When Alice first arrives in Wonderland, she’s faced with a dilemma: she wants to enter the beautiful garden, but she can’t even fit her head through the door. By drinking the little bottle marked ‘Drink me’ Alice is able to shrink down to a size where she can fit. Realizing she’s now too small to lift the key, she eats the small cake marked ‘Eat me’ and grows again. Alice continues to shrink and grow throughout the story–sometimes to her advantage and other times not–but without that ability to change she may never have experienced all that Wonderland had to offer.
A recent development in web design, called Responsive Design, can provide your website with a little bottle or small cake of its own. It may not lead you to Alice’s Wonderland, but it can open up your business to the ever-growing wonderland of the mobile web by creating a better browsing experience and ultimately improve conversion.

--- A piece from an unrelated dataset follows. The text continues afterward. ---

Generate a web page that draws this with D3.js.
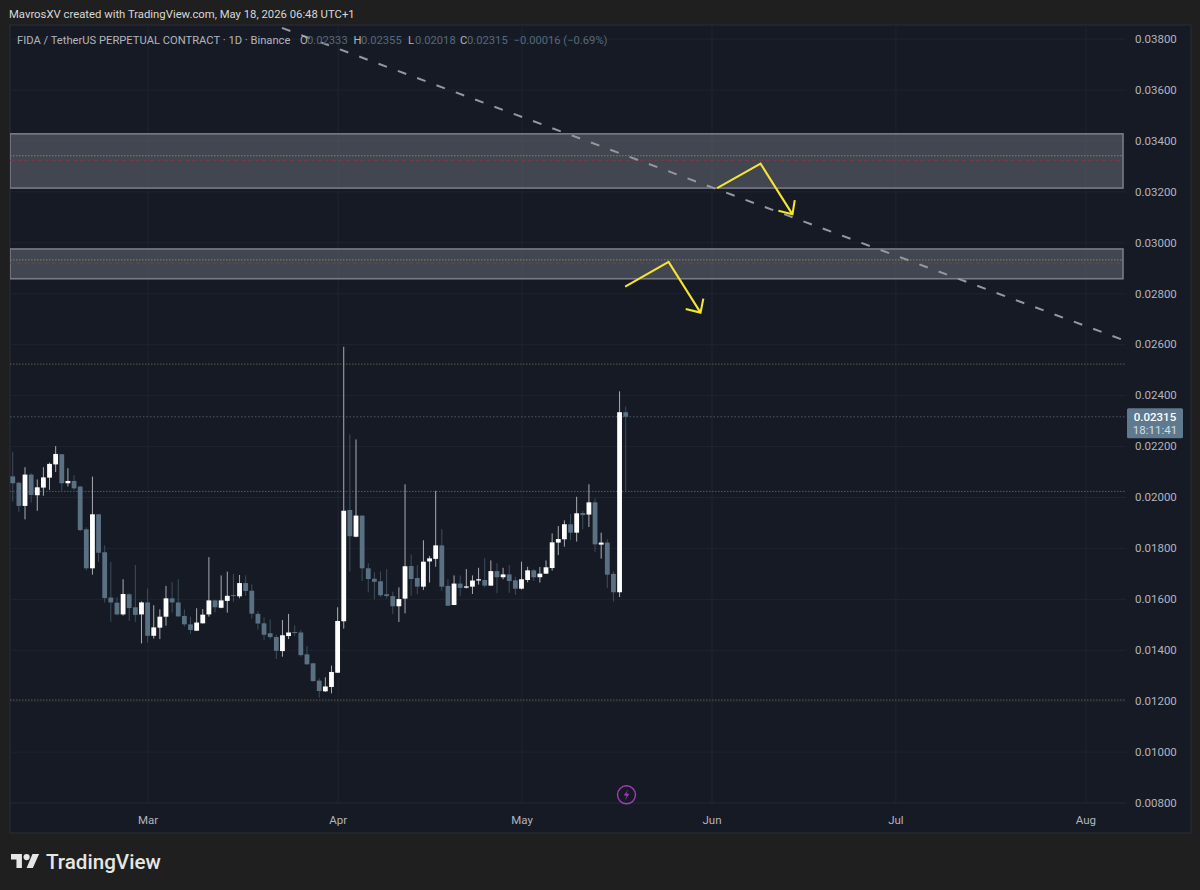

A responsive website is one that changes (or responds) based on the size of the screen used to view it. How it responds is up to you, but creating a responsive website allows your site to display and function smoothly on any number of devices. With some analysts predicting that mobile internet usage will outpace desktop usage by 2015 (that’s just 2 years away) it’s hard to ignore such promising possibility!
Desktop and laptop screens all present pages in a landscape view, with desktop monitors traditionally being wider. Smart phones and other small mobile devices more often present pages in a portrait view, due to the way in which we hold them. Tablets fall in a middle ground, where either landscape or portrait views are natural.

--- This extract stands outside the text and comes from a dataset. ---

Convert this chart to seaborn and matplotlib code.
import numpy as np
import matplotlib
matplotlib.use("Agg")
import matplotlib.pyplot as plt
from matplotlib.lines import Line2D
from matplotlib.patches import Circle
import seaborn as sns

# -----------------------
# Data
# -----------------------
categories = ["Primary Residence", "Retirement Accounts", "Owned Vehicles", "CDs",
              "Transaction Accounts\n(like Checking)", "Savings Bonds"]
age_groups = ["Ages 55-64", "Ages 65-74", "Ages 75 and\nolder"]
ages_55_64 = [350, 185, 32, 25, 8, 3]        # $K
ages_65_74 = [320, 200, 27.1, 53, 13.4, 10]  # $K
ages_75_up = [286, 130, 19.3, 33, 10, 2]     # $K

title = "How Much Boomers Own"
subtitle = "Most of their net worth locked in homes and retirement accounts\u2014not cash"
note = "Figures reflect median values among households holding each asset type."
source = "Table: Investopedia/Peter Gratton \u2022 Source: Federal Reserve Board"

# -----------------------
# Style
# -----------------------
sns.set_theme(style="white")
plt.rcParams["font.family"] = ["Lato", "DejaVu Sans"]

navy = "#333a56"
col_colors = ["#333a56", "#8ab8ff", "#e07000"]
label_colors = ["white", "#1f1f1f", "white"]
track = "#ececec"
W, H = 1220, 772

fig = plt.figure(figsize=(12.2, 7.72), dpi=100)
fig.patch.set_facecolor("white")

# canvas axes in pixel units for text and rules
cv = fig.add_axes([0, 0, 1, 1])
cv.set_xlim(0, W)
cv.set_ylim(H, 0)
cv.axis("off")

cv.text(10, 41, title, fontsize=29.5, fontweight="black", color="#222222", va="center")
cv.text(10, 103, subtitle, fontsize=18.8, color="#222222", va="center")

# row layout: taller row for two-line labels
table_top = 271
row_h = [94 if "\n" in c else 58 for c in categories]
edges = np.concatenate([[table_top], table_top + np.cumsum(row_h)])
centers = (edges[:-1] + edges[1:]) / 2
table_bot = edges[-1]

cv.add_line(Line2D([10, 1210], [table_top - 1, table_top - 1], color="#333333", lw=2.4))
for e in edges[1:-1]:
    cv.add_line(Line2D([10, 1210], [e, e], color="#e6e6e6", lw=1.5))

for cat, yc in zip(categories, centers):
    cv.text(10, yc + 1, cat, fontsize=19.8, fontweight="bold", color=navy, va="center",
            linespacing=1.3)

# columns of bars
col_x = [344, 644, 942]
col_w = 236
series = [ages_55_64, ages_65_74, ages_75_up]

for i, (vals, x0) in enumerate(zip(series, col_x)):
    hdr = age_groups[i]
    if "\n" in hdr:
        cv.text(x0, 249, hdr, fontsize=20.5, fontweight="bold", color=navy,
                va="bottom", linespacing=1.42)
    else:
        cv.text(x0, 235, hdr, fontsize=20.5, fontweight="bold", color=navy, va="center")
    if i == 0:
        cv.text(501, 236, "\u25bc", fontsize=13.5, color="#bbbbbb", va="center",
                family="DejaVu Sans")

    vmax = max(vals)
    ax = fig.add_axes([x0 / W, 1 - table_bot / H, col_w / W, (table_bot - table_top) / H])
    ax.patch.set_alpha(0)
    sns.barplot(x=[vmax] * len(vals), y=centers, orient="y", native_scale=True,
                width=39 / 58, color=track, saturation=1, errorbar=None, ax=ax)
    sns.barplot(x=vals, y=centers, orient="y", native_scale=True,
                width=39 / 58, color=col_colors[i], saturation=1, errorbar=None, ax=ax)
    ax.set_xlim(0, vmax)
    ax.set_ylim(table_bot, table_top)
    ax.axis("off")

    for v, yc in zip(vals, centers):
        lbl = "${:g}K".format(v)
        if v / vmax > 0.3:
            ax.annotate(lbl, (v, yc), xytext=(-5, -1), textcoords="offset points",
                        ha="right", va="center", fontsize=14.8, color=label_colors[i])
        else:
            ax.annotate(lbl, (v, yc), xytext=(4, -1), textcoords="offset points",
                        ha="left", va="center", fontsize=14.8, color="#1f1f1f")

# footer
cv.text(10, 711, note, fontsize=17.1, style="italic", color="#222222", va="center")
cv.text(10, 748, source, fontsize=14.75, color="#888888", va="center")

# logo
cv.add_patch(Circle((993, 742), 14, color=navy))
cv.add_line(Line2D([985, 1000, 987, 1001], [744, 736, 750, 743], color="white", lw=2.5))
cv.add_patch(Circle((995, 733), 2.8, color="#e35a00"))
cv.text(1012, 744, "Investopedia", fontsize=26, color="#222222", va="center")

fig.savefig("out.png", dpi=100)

Understandably, the user experience (UX) varies greatly based on the device, but responsive design gives you the ability to better control that user experience. Make sure your site is always presented in a clean, usable way, and that your messages are always getting through.
One option when making a website responsive is to change the layout of the content on the page.
Say your homepage has a billboard (or slider), three call-outs in columns, a welcome paragraph, your four latest blog posts and contact information. On a desktop or laptop, this is what your site might look like:
That layout might even look fine on a tablet, but what about on a mobile phone? Mobile screens are so skinny that a normal site appears ‘zoomed out,’ meaning much of your content would be almost completely illegible.
If the same homepage was designed to responsively change the layout of information when viewed on a mobile device, it might look like this:
The responsive design shifts to create a more vertical layout, where all of the elements become roughly the same width and the font sizes remain large and easily to read. This provides a more natural mobile experience as users scroll through elements that, while relatively larger than their desktop counterparts, are more easily read and clicked.
The other option when creating a responsive site is to change the content that is displayed when the page shrinks.
Page views on mobile devices are steadily growing, but it’s safe to assume that most users aren’t going to be doing everything on their phones. If we give a bit more thought to user goals, we can change our site to reflect that.
Even when they’re optimized for a smaller screen, most users prefer not to read long articles using their phones. Based on this knowledge, perhaps we could cut out the 4 recent blog posts from our mobile homepage. They’ll still be able to navigate to the blog using the menu if they want, but we’re not going to push them there.
For the majority of mobile users, easy access to location, hours and contact information are key (because they’re often on their way to you, or plan to be). Desktop visitors are more likely have time to browse and look at a number of other features.
Taking ideas like this into account, our mobile responsive homepage could actually look as simple as this:
If responsive design is the relative newcomer to the tea party, mobile site development was the first guest to arrive. There are pros and cons to either option but regardless of what you choose, having a mobile-friendly web presence is becoming a must-do for any business.
They may look different, but because responsive sites use code to dynamically change how a pages display, it’s still just one site. Development of a mobile site, on the other hand, creates a duplicate site. This second site lives on a separate domain (usually ‘m.’ instead of ‘www.’) and has to be managed separately as well. Needless to say, managing a website in one place is easier than managing it in two.
If not handled correctly, duplicate content on a mobile and desktop site can hurt your SEO efforts. Even if the correct steps are taken, a link to m.website.com is not the same as a link to www.website.com, so links to your mobile site won’t serve to boost your actual website’s organic ranking.
A responsive site always uses the same URL so your content lives in one place and one place only. It’s better for you as an admin, and it’s better for SEO… even Google agrees!
While lacking in a few areas, mobile sites are still a very viable option for many businesses, since they can often cost much less to create than to redesign a site to work responsively.
Things can look very different when you’re changing size, as Alice quickly found out. Take some time to consider how visitors use your site and how their device of choice affects that experience.
Which one is right for you? This isn’t always an easy question to answer, and may require a trip down the rabbit hole. One thing is for certain, though, the need for mobile-friendly websites isn’t going to change anytime soon.